Greetings: Just a quick question: 

I am in the market for a top quality spinning reel and like lite tackle. I've heard that the Stella 1000FB would be a good choice.

There now seems to be a new Stella FD on the market (I think its available) that might be replacing the FB model????

NOW THE QUESTION: 

Is this newer version (FD) better than the older FB version????? and WHY?

Is the newer FD available now and how much?

Thanks in advance

Kevin


----------



## let's go (Nov 14, 2005)

The FD is the new updated and redesigned version. Much better reel IMO.

http://fish.shimano.com/publish/content/fish/sac/us/en/New_Spinning.html

The Story







*Redesigning the entire high-end spinning lineup was more than a challenge. Rather than just adding ball bearings and changing appearance, the ultimate goal was to introduce groundbreaking innovations that would change the way spinning reels functioned.
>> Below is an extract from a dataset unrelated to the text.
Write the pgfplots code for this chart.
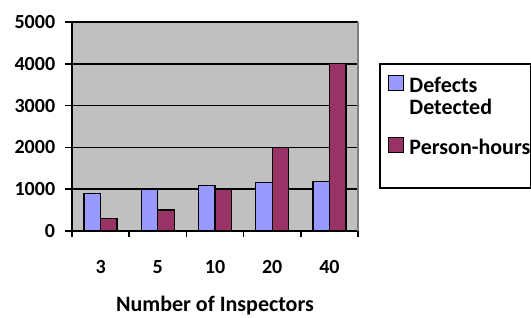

The end result, developed over a three year period, was a myriad of new features designed to enhance your overall fishing experience.

*Like every product that Shimano develops, a complete analysis of fishing with spinning tackle was undertaken. Interviews of guides, dealers and everyday anglers were conducted, as well as hour upon hour of field testing to determine what areas of current spinning reel designs needed the most improvement. The result of these studies gave three critical targets.

• Gear Durability 
• Casting Performance
• Line Management

These critical targets evolved using the SR Concept. The SR Concept combines the new concept of Reliance with all the aspects of the original S-Concept: Smooth, Silent and Strong.

From these critical targets evolved several new features that will drastically enhance the fishing experience for anyone who uses these new spinning reels. On any of the new Stella FD, Sustain FE, Stradic MgFB, Stradic FI and Saros F reels you will find some, or all, of the following new features:

• Paladin - Gear Durability Enhancement 
• Propulsion - Line Management System 
• Aero Wrap II - Oscillation System

While each of the reels have their own unique set of features, most are equipped with the Paladin Gear Durability Enhancement, Propulsion Line Management System and Aero Wrap II Oscillation.


----------



## Freshwaterman (May 21, 2004)

Thanks Let's Go!

Are they now available at Dealers? 
Anybody know of who might have the best price?
What is the new cost of these?

Thanks
Kevin


----------



## Bantam1 (Jun 26, 2007)

The Stella FD reels have started shipping. Check FTU as they may have them in stock. The MSRP is $599.99-699.99.


----------



## Freshwaterman (May 21, 2004)

What is FTU???


----------



## MattK (Feb 9, 2006)

FTU = Fishing Tackle Unlimited


----------